> [The task] Can you copy out the data exactly? Leave the images out.

> [Given data]
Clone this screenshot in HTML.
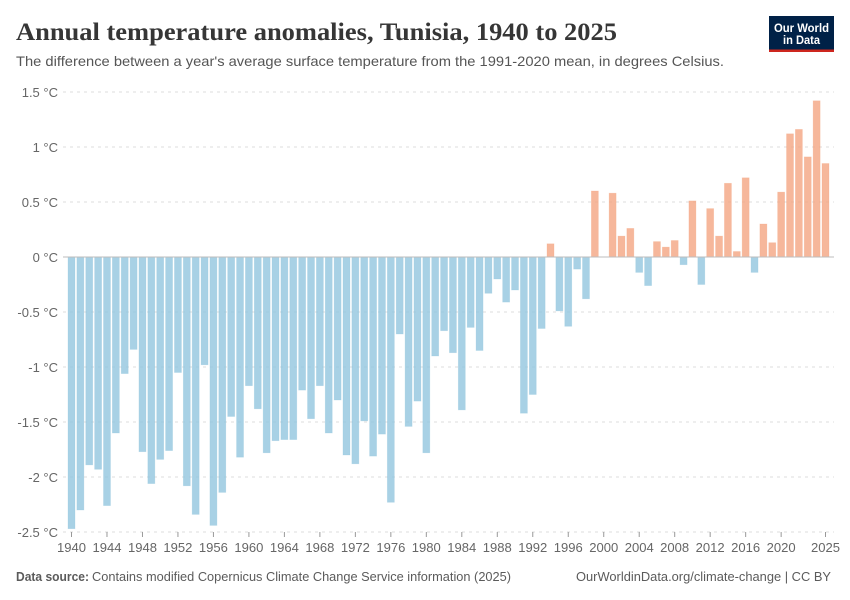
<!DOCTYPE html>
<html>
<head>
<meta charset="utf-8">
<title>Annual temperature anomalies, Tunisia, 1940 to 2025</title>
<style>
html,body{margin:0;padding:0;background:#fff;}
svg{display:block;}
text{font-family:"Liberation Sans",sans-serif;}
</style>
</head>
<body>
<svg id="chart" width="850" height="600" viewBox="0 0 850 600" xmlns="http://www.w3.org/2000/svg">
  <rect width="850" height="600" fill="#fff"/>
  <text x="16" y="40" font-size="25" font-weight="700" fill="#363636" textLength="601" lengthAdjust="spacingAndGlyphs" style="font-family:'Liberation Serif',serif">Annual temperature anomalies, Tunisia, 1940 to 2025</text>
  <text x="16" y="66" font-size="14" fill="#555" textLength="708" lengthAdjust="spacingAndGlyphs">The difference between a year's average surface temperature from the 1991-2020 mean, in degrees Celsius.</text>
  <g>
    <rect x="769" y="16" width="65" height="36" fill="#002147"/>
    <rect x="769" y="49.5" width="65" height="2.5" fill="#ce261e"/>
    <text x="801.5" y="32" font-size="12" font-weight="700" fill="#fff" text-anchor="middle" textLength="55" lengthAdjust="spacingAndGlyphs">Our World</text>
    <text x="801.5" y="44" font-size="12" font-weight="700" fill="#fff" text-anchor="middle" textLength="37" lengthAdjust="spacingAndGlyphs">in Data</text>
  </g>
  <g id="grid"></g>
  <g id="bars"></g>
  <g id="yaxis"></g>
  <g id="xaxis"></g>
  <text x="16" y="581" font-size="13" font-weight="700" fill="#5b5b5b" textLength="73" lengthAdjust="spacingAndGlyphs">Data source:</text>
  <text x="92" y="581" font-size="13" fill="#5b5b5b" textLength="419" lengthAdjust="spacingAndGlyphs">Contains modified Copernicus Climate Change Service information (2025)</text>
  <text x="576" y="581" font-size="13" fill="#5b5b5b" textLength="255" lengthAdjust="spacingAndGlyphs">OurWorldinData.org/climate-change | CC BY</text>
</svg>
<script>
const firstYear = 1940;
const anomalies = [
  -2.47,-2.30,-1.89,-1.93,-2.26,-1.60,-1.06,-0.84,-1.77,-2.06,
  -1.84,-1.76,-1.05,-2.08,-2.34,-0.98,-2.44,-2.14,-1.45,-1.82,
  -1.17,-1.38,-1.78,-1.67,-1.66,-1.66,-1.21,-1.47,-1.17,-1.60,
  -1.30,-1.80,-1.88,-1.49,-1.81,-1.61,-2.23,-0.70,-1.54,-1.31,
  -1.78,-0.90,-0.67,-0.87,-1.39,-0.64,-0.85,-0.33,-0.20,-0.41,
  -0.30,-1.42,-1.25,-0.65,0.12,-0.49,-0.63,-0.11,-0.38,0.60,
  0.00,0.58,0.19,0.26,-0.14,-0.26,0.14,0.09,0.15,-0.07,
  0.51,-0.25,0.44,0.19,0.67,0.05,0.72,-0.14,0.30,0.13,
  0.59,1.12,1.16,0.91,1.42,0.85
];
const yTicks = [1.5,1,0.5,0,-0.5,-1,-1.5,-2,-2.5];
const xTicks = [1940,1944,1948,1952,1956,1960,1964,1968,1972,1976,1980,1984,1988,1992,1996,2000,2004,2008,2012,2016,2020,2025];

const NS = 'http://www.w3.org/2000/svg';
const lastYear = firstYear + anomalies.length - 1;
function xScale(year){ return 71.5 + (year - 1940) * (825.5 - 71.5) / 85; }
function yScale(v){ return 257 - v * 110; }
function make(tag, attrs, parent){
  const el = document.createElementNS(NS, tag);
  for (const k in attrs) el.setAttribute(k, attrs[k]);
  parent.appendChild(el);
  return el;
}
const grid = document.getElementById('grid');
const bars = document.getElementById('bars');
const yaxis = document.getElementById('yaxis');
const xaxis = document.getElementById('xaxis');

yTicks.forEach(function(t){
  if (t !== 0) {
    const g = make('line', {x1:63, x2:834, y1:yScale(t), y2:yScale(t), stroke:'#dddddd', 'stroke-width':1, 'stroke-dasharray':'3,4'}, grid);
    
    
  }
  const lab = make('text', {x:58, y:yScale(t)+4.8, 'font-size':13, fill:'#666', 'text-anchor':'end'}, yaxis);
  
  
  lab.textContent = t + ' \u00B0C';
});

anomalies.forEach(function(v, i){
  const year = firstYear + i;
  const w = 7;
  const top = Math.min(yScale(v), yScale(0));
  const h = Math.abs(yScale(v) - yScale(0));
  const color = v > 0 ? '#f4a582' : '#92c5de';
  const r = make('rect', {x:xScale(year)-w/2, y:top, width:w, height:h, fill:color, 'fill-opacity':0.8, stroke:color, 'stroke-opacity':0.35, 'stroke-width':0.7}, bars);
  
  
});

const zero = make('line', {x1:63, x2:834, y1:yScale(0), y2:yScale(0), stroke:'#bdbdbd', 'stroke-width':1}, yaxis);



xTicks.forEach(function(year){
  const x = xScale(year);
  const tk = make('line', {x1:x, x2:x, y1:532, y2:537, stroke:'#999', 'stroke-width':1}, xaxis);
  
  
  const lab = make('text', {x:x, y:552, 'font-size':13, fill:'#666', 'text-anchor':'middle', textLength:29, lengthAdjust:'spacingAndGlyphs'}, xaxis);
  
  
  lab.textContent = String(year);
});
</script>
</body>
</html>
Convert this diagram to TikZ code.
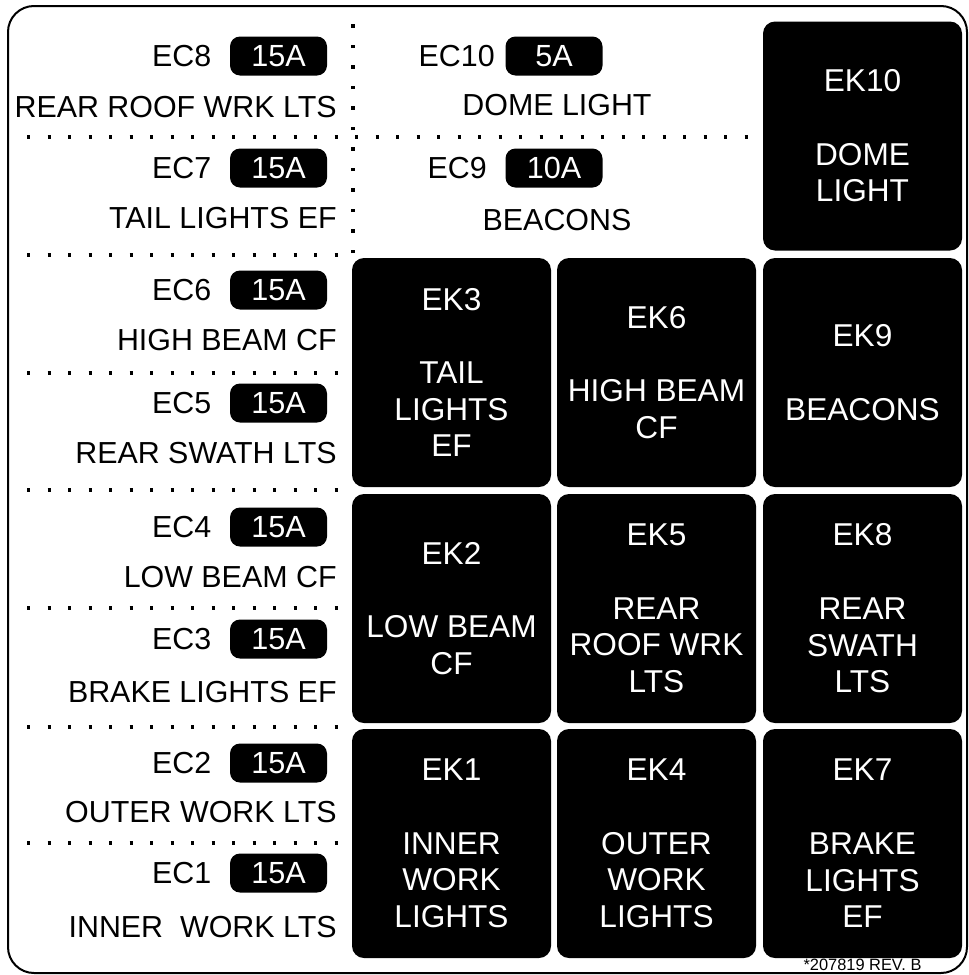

> [Response to the exercise]
Clone this screenshot in HTML.
<!DOCTYPE html>
<html>
<head>
<meta charset="utf-8">
<title>Annual temperature anomalies, Tunisia, 1940 to 2025</title>
<style>
html,body{margin:0;padding:0;background:#fff;}
svg{display:block;}
text{font-family:"Liberation Sans",sans-serif;}
</style>
</head>
<body>
<svg id="chart" width="850" height="600" viewBox="0 0 850 600" xmlns="http://www.w3.org/2000/svg">
  <rect width="850" height="600" fill="#fff"/>
  <text x="16" y="40" font-size="25" font-weight="700" fill="#363636" textLength="601" lengthAdjust="spacingAndGlyphs" style="font-family:'Liberation Serif',serif">Annual temperature anomalies, Tunisia, 1940 to 2025</text>
  <text x="16" y="66" font-size="14" fill="#555" textLength="708" lengthAdjust="spacingAndGlyphs">The difference between a year's average surface temperature from the 1991-2020 mean, in degrees Celsius.</text>
  <g>
    <rect x="769" y="16" width="65" height="36" fill="#002147"/>
    <rect x="769" y="49.5" width="65" height="2.5" fill="#ce261e"/>
    <text x="801.5" y="32" font-size="12" font-weight="700" fill="#fff" text-anchor="middle" textLength="55" lengthAdjust="spacingAndGlyphs">Our World</text>
    <text x="801.5" y="44" font-size="12" font-weight="700" fill="#fff" text-anchor="middle" textLength="37" lengthAdjust="spacingAndGlyphs">in Data</text>
  </g>
  <g id="grid"></g>
  <g id="bars"></g>
  <g id="yaxis"></g>
  <g id="xaxis"></g>
  <text x="16" y="581" font-size="13" font-weight="700" fill="#5b5b5b" textLength="73" lengthAdjust="spacingAndGlyphs">Data source:</text>
  <text x="92" y="581" font-size="13" fill="#5b5b5b" textLength="419" lengthAdjust="spacingAndGlyphs">Contains modified Copernicus Climate Change Service information (2025)</text>
  <text x="576" y="581" font-size="13" fill="#5b5b5b" textLength="255" lengthAdjust="spacingAndGlyphs">OurWorldinData.org/climate-change | CC BY</text>
</svg>
<script>
const firstYear = 1940;
const anomalies = [
  -2.47,-2.30,-1.89,-1.93,-2.26,-1.60,-1.06,-0.84,-1.77,-2.06,
  -1.84,-1.76,-1.05,-2.08,-2.34,-0.98,-2.44,-2.14,-1.45,-1.82,
  -1.17,-1.38,-1.78,-1.67,-1.66,-1.66,-1.21,-1.47,-1.17,-1.60,
  -1.30,-1.80,-1.88,-1.49,-1.81,-1.61,-2.23,-0.70,-1.54,-1.31,
  -1.78,-0.90,-0.67,-0.87,-1.39,-0.64,-0.85,-0.33,-0.20,-0.41,
  -0.30,-1.42,-1.25,-0.65,0.12,-0.49,-0.63,-0.11,-0.38,0.60,
  0.00,0.58,0.19,0.26,-0.14,-0.26,0.14,0.09,0.15,-0.07,
  0.51,-0.25,0.44,0.19,0.67,0.05,0.72,-0.14,0.30,0.13,
  0.59,1.12,1.16,0.91,1.42,0.85
];
const yTicks = [1.5,1,0.5,0,-0.5,-1,-1.5,-2,-2.5];
const xTicks = [1940,1944,1948,1952,1956,1960,1964,1968,1972,1976,1980,1984,1988,1992,1996,2000,2004,2008,2012,2016,2020,2025];

const NS = 'http://www.w3.org/2000/svg';
const lastYear = firstYear + anomalies.length - 1;
function xScale(year){ return 71.5 + (year - 1940) * (825.5 - 71.5) / 85; }
function yScale(v){ return 257 - v * 110; }
function make(tag, attrs, parent){
  const el = document.createElementNS(NS, tag);
  for (const k in attrs) el.setAttribute(k, attrs[k]);
  parent.appendChild(el);
  return el;
}
const grid = document.getElementById('grid');
const bars = document.getElementById('bars');
const yaxis = document.getElementById('yaxis');
const xaxis = document.getElementById('xaxis');

yTicks.forEach(function(t){
  if (t !== 0) {
    const g = make('line', {x1:63, x2:834, y1:yScale(t), y2:yScale(t), stroke:'#dddddd', 'stroke-width':1, 'stroke-dasharray':'3,4'}, grid);
    
    
  }
  const lab = make('text', {x:58, y:yScale(t)+4.8, 'font-size':13, fill:'#666', 'text-anchor':'end'}, yaxis);
  
  
  lab.textContent = t + ' \u00B0C';
});

anomalies.forEach(function(v, i){
  const year = firstYear + i;
  const w = 7;
  const top = Math.min(yScale(v), yScale(0));
  const h = Math.abs(yScale(v) - yScale(0));
  const color = v > 0 ? '#f4a582' : '#92c5de';
  const r = make('rect', {x:xScale(year)-w/2, y:top, width:w, height:h, fill:color, 'fill-opacity':0.8, stroke:color, 'stroke-opacity':0.35, 'stroke-width':0.7}, bars);
  
  
});

const zero = make('line', {x1:63, x2:834, y1:yScale(0), y2:yScale(0), stroke:'#bdbdbd', 'stroke-width':1}, yaxis);



xTicks.forEach(function(year){
  const x = xScale(year);
  const tk = make('line', {x1:x, x2:x, y1:532, y2:537, stroke:'#999', 'stroke-width':1}, xaxis);
  
  
  const lab = make('text', {x:x, y:552, 'font-size':13, fill:'#666', 'text-anchor':'middle', textLength:29, lengthAdjust:'spacingAndGlyphs'}, xaxis);
  
  
  lab.textContent = String(year);
});
</script>
</body>
</html>
Convert this diagram to TikZ code.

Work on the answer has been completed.